7. A non-transitory computer readable medium having stored thereon instructions for loading data for a query, which when executed by a processor cause the processor to perform a method of:

receiving a table definition for the data;

loading the data;

if the table does not have an existing projection, extracting characteristics of expected output of a query on the data; and

constructing a projection for the data based on the extracted characteristics.

8. The non-transitory computer readable medium of claim 7, wherein the extracted characteristics include sort order, column encoding, and segmentation.

9. The non-transitory computer readable medium of claim 7, the method further comprising causing the processor to skip the steps of extracting the characteristics and constructing the projection if a manually constructed projection for the data exists.

10. The non-transitory computer readable medium of claim 7, the method further comprising causing the processor to construct parallel data projections if data redundancy is desired.

11. A system for constructing a projection for storing data on a storage device, the system comprising a processor to:

extract characteristics of expected output of a query on the data; and

construct a projection for the data based on the extracted characteristics.

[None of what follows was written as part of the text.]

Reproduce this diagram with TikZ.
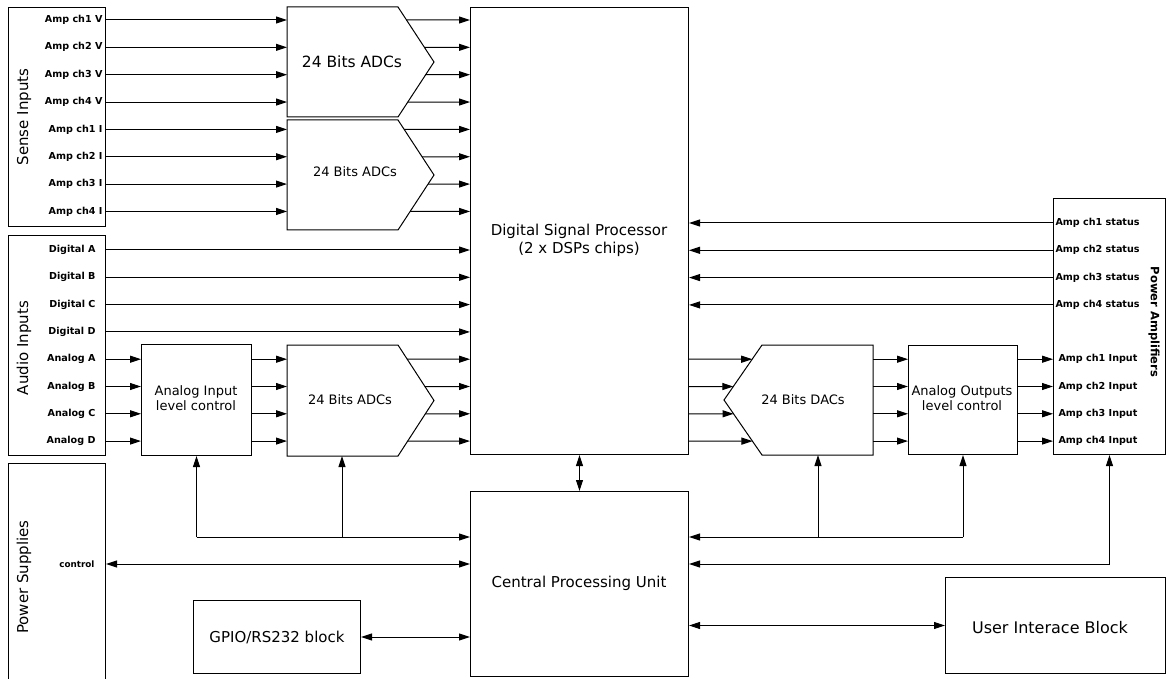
\documentclass[tikz,border=0pt]{standalone}
\usepackage{fontspec}
\setmainfont{DejaVu Sans}
\usetikzlibrary{arrows.meta,calc}
\newcommand\fbig{\fontsize{15}{18}\selectfont}
\newcommand\fmid{\fontsize{13}{15.5}\selectfont}
\newcommand\fsml{\fontsize{9.6}{11}\selectfont\bfseries}
\begin{document}
\begin{tikzpicture}[x=1pt,y=-1pt,line width=1pt,
  box/.style={draw,inner sep=0pt,anchor=north west},
  geo/.style={inner sep=0pt,anchor=north west},
  lbl/.style={inner sep=0pt,font=\fsml},
  arr/.style={-{Triangle[length=11pt,width=7pt]}},
  arrboth/.style={{Triangle[length=11pt,width=7pt]}-{Triangle[length=11pt,width=7pt]}},
  side/.style={inner sep=0pt,font=\fbig}]
\useasboundingbox[fill=white] (0,0) rectangle (1170,679);

% ---------- boxes ----------
\node[box,minimum width=97pt,minimum height=219pt] (sense) at (8,7) {};
\node[box,minimum width=97pt,minimum height=220pt] (audio) at (8,235) {};
\node[box,minimum width=97pt,minimum height=224pt] (psu) at (8,463) {};
\node[box,minimum width=110pt,minimum height=111pt] (aic) at (141,344) {};
\node[box,minimum width=109pt,minimum height=109pt] (aolc) at (908,345) {};
\node[box,minimum width=112pt,minimum height=256pt] (pa) at (1053,198) {};
\node[box,minimum width=218pt,minimum height=447pt] (dsp) at (470,7) {};
\node[box,minimum width=218pt,minimum height=185pt] (cpu) at (470,491) {};
\node[box,minimum width=167pt,minimum height=73pt] (gpio) at (193,600) {};
\node[box,minimum width=220pt,minimum height=96pt] (ui) at (945,577) {};

% ---------- ADC / DAC shapes ----------
\node[geo,minimum width=146pt,minimum height=109pt] (adc1) at (287,7) {};
\node[geo,minimum width=146pt,minimum height=109pt] (adc2) at (287,120) {};
\node[geo,minimum width=146pt,minimum height=110pt] (adc3) at (287,345) {};
\node[geo,minimum width=148pt,minimum height=109pt] (dac) at (724,345) {};
\foreach \a in {adc1,adc2,adc3}{
  \coordinate (\a t) at ($(\a.north east)+(-36,0)$);
  \coordinate (\a b) at ($(\a.south east)+(-36,0)$);
  \draw (\a.north west) -- (\a t) -- (\a.east) -- (\a b) -- (\a.south west) -- cycle;
}
\coordinate (dact) at ($(dac.north west)+(38,0)$);
\coordinate (dacb) at ($(dac.south west)+(38,0)$);
\draw (dac.west) -- (dact) -- (dac.north east) -- (dac.south east) -- (dacb) -- cycle;

% ---------- texts ----------
\node[side,rotate=90] (tsense) at (24,117) {Sense Inputs};
\node[side,rotate=90] (taudio) at (24,348) {Audio Inputs};
\node[side,rotate=90] (tpsu) at (24,577) {Power Supplies};
\node[inner sep=0pt,rotate=-90,font=\fontsize{11.5}{13}\selectfont\bfseries] (tpa) at (1154,322) {Power Amplifiers};
\node[font=\fontsize{15.5}{18}\selectfont,inner sep=0pt] (tadc1) at (352,62) {24 Bits ADCs};
\node[font=\fmid,inner sep=0pt] (tadc2) at (355,172) {24 Bits ADCs};
\node[font=\fmid,inner sep=0pt] (tadc3) at (350,400) {24 Bits ADCs};
\node[font=\fmid,inner sep=0pt] (tdac) at (803,400) {24 Bits DACs};
\node[font=\fmid,align=center,inner sep=0pt] (taic) at (196,398) {Analog Input\\level control};
\node[font=\fmid,align=center,inner sep=0pt] (taolc) at (962,398) {Analog Outputs\\level control};
\node[font=\fbig,align=center,inner sep=0pt] (tdsp) at (579,240) {Digital Signal Processor\\(2 x DSPs chips)};
\node[font=\fbig,inner sep=0pt] (tcpu) at (579,583) {Central Processing Unit};
\node[font=\fbig,inner sep=0pt] (tgpio) at (277,637) {GPIO/RS232 block};
\node[font=\fontsize{16}{19}\selectfont,inner sep=0pt] (tui) at (1050,628) {User Interace Block};
\node[lbl,anchor=east,font=\fontsize{8.8}{10}\selectfont\bfseries] (ctl) at (95,564) {control};

% ---------- sense inputs ----------
\foreach \i/\t in {1/{Amp ch1 V},2/{Amp ch2 V},3/{Amp ch3 V},4/{Amp ch4 V},5/{Amp ch1 I},6/{Amp ch2 I},7/{Amp ch3 I},8/{Amp ch4 I}}
  \node[lbl,anchor=east] (s\i) at (103,{20+27.35*(\i-1)}) {\t};
\foreach \i in {1,...,8}
  \draw[arr] (sense.east |- s\i.east) -- (adc1.west |- s\i.east);
\foreach \i/\p/\q in {1/adc1t/adc1.east,2/adc1t/adc1.east,3/adc1.east/adc1b,4/adc1.east/adc1b,5/adc2t/adc2.east,6/adc2t/adc2.east,7/adc2.east/adc2b,8/adc2.east/adc2b}
  \draw[arr] (intersection cs:first line={(\p)--(\q)},second line={(s\i.east)--(dsp.west |- s\i.east)}) -- (dsp.west |- s\i.east);

% ---------- audio inputs ----------
\foreach \i/\t in {1/{Digital A},2/{Digital B},3/{Digital C},4/{Digital D}}
  \node[lbl,anchor=east] (d\i) at (96,{250+27.3*(\i-1)}) {\t};
\foreach \i/\t in {1/{Analog A},2/{Analog B},3/{Analog C},4/{Analog D}}
  \node[lbl,anchor=east] (n\i) at (96,{359.2+27.3*(\i-1)}) {\t};
\foreach \i in {1,...,4}{
  \draw[arr] (audio.east |- d\i.east) -- (dsp.west |- d\i.east);
  \draw[arr] (audio.east |- n\i.east) -- (aic.west |- n\i.east);
  \draw[arr] (aic.east |- n\i.east) -- (adc3.west |- n\i.east);
}
\foreach \i/\p/\q in {1/adc3t/adc3.east,2/adc3t/adc3.east,3/adc3.east/adc3b,4/adc3.east/adc3b}
  \draw[arr] (intersection cs:first line={(\p)--(\q)},second line={(n\i.east)--(dsp.west |- n\i.east)}) -- (dsp.west |- n\i.east);

% ---------- outputs ----------
\foreach \i/\t in {1/{Amp ch1 Input},2/{Amp ch2 Input},3/{Amp ch3 Input},4/{Amp ch4 Input}}
  \node[lbl,anchor=west] (o\i) at (1058,{359.2+27.3*(\i-1)}) {\t};
\foreach \i/\p/\q in {1/dact/dac.west,2/dact/dac.west,3/dac.west/dacb,4/dac.west/dacb}
  \draw[arr] (dsp.east |- o\i.west) -- (intersection cs:first line={(\p)--(\q)},second line={(dsp.east |- o\i.west)--(o\i.west)});
\foreach \i in {1,...,4}{
  \draw[arr] (dac.east |- o\i.west) -- (aolc.west |- o\i.west);
  \draw[arr] (aolc.east |- o\i.west) -- (pa.west |- o\i.west);
}
\foreach \i/\t in {1/{Amp ch1 status},2/{Amp ch2 status},3/{Amp ch3 status},4/{Amp ch4 status}}
  \node[lbl,anchor=west] (st\i) at (1055,{223+27.3*(\i-1)}) {\t};
\foreach \i in {1,...,4}
  \draw[arr] (pa.west |- st\i.west) -- (dsp.east |- st\i.west);

% ---------- control buses ----------
\coordinate (busA) at (0,537);
\coordinate (busB) at (0,564);
\coordinate (adc3tap) at ($(adc3.south west)+(55,0)$);
\coordinate (dactap) at ($(dac.south east)+(-55,0)$);
\draw[arrboth] (dsp.south) -- (cpu.north);
\draw[arr] (aic.south |- busA) -- (aic.south);
\draw[arr] (adc3tap |- busA) -- (adc3tap);
\draw[arr] (aic.south |- busA) -- (cpu.west |- busA);
\draw[arr] (dactap |- busA) -- (dactap);
\draw[arr] (aolc.south |- busA) -- (aolc.south);
\draw[arr] (aolc.south |- busA) -- (cpu.east |- busA);
\draw[arr] (pa.south |- busB) -- (pa.south);
\draw[arr] (pa.south |- busB) -- (cpu.east |- busB);
\draw[arrboth] (psu.east |- ctl.east) -- (cpu.west |- ctl.east);
\draw[arrboth] (gpio.east) -- (cpu.west |- gpio.east);
\draw[arrboth] (cpu.east |- ui.west) -- (ui.west);
\end{tikzpicture}
\end{document}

12. The system of claim 11, the processor further configured to:

receive a table definition for the data; and

load the data from one or a plurality of staging tables.

13. The system of claim 11, the processor further configured to load the data into the constructed projection.

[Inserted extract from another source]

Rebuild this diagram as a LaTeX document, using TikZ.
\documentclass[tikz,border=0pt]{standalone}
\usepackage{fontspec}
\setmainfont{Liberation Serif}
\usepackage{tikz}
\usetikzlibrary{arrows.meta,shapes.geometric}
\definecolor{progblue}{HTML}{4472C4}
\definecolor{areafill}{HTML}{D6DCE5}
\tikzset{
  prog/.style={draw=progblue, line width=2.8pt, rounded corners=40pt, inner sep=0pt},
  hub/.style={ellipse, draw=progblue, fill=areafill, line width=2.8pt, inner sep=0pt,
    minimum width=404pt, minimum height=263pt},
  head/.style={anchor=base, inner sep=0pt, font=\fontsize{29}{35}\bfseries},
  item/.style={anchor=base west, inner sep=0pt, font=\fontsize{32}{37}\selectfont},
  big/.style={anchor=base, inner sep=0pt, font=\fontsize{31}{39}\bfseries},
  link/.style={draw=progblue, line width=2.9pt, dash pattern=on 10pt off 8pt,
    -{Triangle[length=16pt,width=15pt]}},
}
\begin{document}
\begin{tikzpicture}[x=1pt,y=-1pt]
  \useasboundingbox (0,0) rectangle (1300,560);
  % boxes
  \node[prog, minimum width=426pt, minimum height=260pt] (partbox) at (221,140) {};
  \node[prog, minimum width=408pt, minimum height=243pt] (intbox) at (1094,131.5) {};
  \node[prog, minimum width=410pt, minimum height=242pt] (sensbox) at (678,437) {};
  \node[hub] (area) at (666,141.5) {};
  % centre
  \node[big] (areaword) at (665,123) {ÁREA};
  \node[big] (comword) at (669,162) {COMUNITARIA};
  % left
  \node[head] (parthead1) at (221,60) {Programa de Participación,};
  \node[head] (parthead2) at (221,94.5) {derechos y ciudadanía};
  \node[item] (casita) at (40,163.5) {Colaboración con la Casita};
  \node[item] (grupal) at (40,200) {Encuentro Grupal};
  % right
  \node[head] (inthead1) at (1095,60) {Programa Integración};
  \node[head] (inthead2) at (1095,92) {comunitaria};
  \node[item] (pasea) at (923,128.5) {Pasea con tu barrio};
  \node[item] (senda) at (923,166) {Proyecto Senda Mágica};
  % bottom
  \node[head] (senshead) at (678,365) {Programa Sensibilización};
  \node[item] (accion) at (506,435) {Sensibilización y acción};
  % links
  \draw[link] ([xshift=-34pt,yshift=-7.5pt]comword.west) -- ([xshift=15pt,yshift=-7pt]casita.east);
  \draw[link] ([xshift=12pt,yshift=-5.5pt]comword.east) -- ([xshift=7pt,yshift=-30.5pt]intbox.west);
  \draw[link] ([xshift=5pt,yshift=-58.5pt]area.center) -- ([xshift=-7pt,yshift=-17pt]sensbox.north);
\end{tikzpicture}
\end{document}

14. The system of claim 11, wherein the extracted characteristics include sort order, column encoding, and segmentation.

15. The system of claim 11, the processor further configured to skip the steps of extracting the characteristics and constructing the projection if a manually constructed projection for the data exists.

16. The system of claim 11, the processor further configured to construct parallel data projections if data redundancy is desired.

17. The system of claim 11 further comprising the storage device.